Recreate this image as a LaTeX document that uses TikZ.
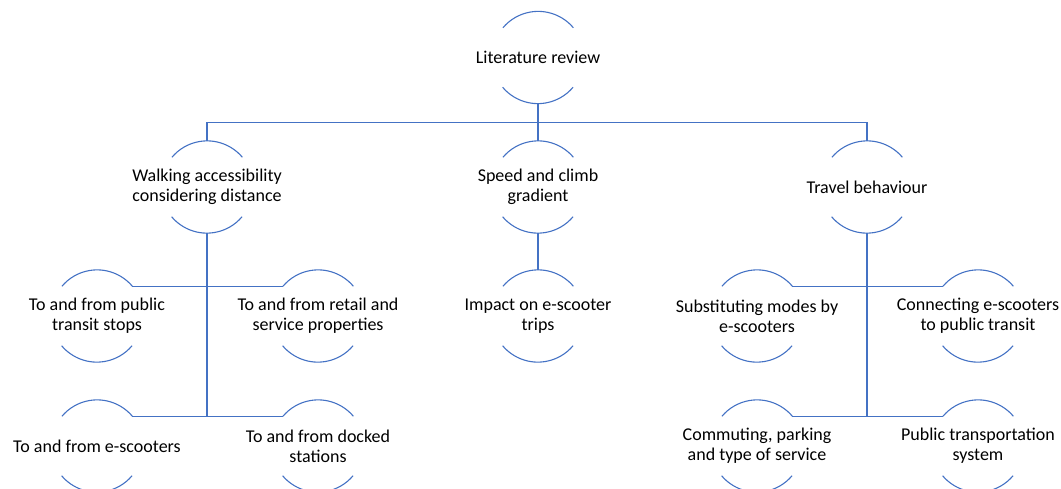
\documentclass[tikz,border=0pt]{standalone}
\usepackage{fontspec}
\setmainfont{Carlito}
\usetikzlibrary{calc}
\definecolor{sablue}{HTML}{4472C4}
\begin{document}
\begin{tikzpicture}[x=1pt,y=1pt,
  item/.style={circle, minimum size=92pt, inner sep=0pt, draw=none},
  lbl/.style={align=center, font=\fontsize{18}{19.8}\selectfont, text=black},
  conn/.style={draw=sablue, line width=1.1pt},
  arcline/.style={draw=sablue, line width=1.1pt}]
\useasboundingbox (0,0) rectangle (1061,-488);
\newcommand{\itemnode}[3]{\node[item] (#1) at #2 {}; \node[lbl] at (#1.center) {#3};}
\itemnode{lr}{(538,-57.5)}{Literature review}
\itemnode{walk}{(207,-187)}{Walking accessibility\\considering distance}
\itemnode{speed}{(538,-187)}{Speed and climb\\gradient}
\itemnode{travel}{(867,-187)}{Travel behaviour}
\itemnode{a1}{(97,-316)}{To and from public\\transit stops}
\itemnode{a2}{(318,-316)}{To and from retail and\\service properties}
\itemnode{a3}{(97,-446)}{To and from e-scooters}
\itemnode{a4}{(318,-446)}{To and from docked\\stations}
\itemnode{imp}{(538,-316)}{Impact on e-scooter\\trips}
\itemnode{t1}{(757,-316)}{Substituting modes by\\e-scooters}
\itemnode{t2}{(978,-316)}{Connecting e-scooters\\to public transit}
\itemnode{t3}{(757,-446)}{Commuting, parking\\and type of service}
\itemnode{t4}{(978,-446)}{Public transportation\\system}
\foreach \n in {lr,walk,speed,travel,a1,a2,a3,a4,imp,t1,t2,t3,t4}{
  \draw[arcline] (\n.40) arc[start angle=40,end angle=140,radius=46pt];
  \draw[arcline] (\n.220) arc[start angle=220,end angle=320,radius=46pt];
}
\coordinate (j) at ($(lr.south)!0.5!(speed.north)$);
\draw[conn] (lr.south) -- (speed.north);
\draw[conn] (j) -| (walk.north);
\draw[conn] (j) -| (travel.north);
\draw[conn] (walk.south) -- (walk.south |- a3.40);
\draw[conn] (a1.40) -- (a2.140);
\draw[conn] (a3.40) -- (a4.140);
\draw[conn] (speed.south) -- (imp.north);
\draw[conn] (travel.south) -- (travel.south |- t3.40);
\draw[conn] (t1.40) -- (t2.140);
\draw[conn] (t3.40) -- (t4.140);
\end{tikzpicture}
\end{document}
⁂
## SHORT EXERCISE
Reproduce all of the material above word for word. Omit the pictures.

## FINISHED TASK
Recreate this image as a LaTeX document that uses TikZ.
\documentclass[tikz,border=0pt]{standalone}
\usepackage{fontspec}
\setmainfont{Carlito}
\usetikzlibrary{calc}
\definecolor{sablue}{HTML}{4472C4}
\begin{document}
\begin{tikzpicture}[x=1pt,y=1pt,
  item/.style={circle, minimum size=92pt, inner sep=0pt, draw=none},
  lbl/.style={align=center, font=\fontsize{18}{19.8}\selectfont, text=black},
  conn/.style={draw=sablue, line width=1.1pt},
  arcline/.style={draw=sablue, line width=1.1pt}]
\useasboundingbox (0,0) rectangle (1061,-488);
\newcommand{\itemnode}[3]{\node[item] (#1) at #2 {}; \node[lbl] at (#1.center) {#3};}
\itemnode{lr}{(538,-57.5)}{Literature review}
\itemnode{walk}{(207,-187)}{Walking accessibility\\considering distance}
\itemnode{speed}{(538,-187)}{Speed and climb\\gradient}
\itemnode{travel}{(867,-187)}{Travel behaviour}
\itemnode{a1}{(97,-316)}{To and from public\\transit stops}
\itemnode{a2}{(318,-316)}{To and from retail and\\service properties}
\itemnode{a3}{(97,-446)}{To and from e-scooters}
\itemnode{a4}{(318,-446)}{To and from docked\\stations}
\itemnode{imp}{(538,-316)}{Impact on e-scooter\\trips}
\itemnode{t1}{(757,-316)}{Substituting modes by\\e-scooters}
\itemnode{t2}{(978,-316)}{Connecting e-scooters\\to public transit}
\itemnode{t3}{(757,-446)}{Commuting, parking\\and type of service}
\itemnode{t4}{(978,-446)}{Public transportation\\system}
\foreach \n in {lr,walk,speed,travel,a1,a2,a3,a4,imp,t1,t2,t3,t4}{
  \draw[arcline] (\n.40) arc[start angle=40,end angle=140,radius=46pt];
  \draw[arcline] (\n.220) arc[start angle=220,end angle=320,radius=46pt];
}
\coordinate (j) at ($(lr.south)!0.5!(speed.north)$);
\draw[conn] (lr.south) -- (speed.north);
\draw[conn] (j) -| (walk.north);
\draw[conn] (j) -| (travel.north);
\draw[conn] (walk.south) -- (walk.south |- a3.40);
\draw[conn] (a1.40) -- (a2.140);
\draw[conn] (a3.40) -- (a4.140);
\draw[conn] (speed.south) -- (imp.north);
\draw[conn] (travel.south) -- (travel.south |- t3.40);
\draw[conn] (t1.40) -- (t2.140);
\draw[conn] (t3.40) -- (t4.140);
\end{tikzpicture}
\end{document}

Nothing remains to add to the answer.